Facilement synthétisés, et déjà utilisés notamment comme sondes locales en biologie ou pour la nanoélectronique ou la photonique, les nanocristaux semiconducteurs souffrent d’un défaut. Les vibrations acoustiques du réseau cristallin perturbent les états électroniques excités dans ces « atomes artificiels ». Des physiciens bordelais du Laboratoire Photonique Numérique et Nanosciences - LP2N (CNRS / Université Bordeaux 1 / Institut d’Optique Graduate School) et un chercheur du Laboratoire Ondes et Matière d’Aquitaine - LOMA (CNRS - Université Bordeaux 1) ont mis en évidence récemment pour la première fois une propriété unique des nanocristaux de semiconducteur : le phénomène de « goulot d’étranglement de phonons acoustiques ».
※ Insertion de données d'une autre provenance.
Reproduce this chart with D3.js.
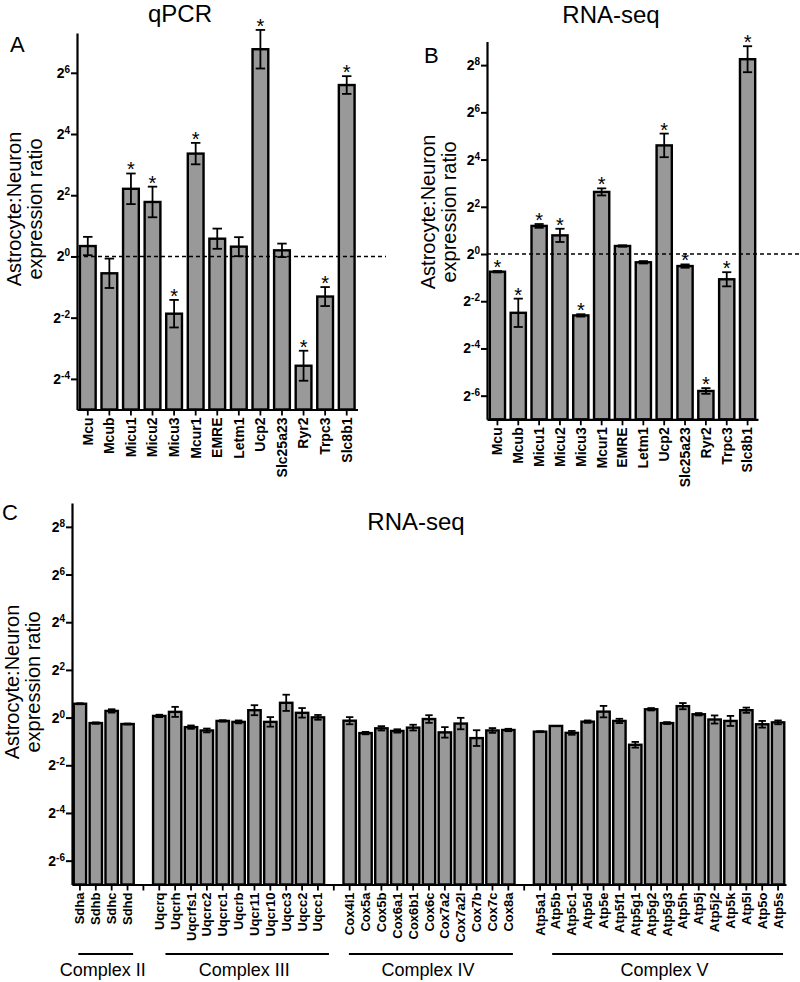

Les nanocristaux se comportent pour les ondes acoustiques comme un instrument musical de percussion : ils n’oscillent qu’à certaines fréquences bien précises et, si le cristal est assez petit, la fréquence minimale de vibration est plus grande que les fréquences acoustiques susceptibles de perturber les états excités du nanocristal. Dans ce travail publié dans la revue Nature Communications, les chercheurs ont mis en évidence expérimentalement cette propriété absente dans les nanocristaux obtenues par auto-assemblage sur un substrat. Pour ces dernières, les vibrations acoustiques peuvent prendre toutes les valeurs de fréquence car elles reposent sur un morceau macroscopique de matière. Pour obtenir ces résultats, les physiciens ont utilisé des nanocristaux façonnés spécifiquement par leurs collaborateurs chimistes australiens de l’Université de Melbourne. Ce sont des nanocristaux à double coque composés d’un coeur semiconducteur de séléniure de cadmium enrobé d’une première coque de sulfure de cadmium et d’une seconde coque de sulfure de zinc. Ils ont été conçus de manière à produire efficacement, sous l’effet d’une excitation laser, un complexe de trois charges appelé «trion» composé soit de deux trous et un électron soit de deux électrons et un trou. Ces nanocristaux, dispersés à très faible concentration (nanomolaire) dans une couche de polymère, sont soumis à une température qui peut être choisie entre 2 kelvins et la température ambiante et un champ magnétique pouvant atteindre 7 teslas.

Pour se débarrasser des effets de moyenne inhérents aux méthodes de spectroscopie optique conventionnelles, les chercheurs ont développé des méthodes de microspectroscopie optique ultrasensibles pour étudier les nanocristaux à l’échelle du nano-objet individuel. L’effet d’inhibition de la relaxation du spin du trion a été observé dans des nanocristaux refroidis à la température de l’hélium liquide, où les raies d’absorption et d’émission de photons deviennent très fines, ce qui permet une spectroscopie optique de haute résolution spectrale. Lors de cette étude les chercheurs ont en outre obtenu de nombreuses informations sur l’état de trion. Ils ont montré que dans ces nanostructures aux températures de l’hélium liquide, la recombinaison des trions est purement radiative avec une finesse spectrale remarquable, leur permettant d’accéder pour la première fois aux propriétés magnéto-optiques du trion à l’échelle de l’objet individuel. La mise en évidence de l’effet de « goulot d’étranglement de phonons acoustiques » devrait ouvrir de nouvelles voies de recherche pour ces nanostructures dans les technologies de l’information quantique basées sur le contrôle cohérent optique de l’état de spin.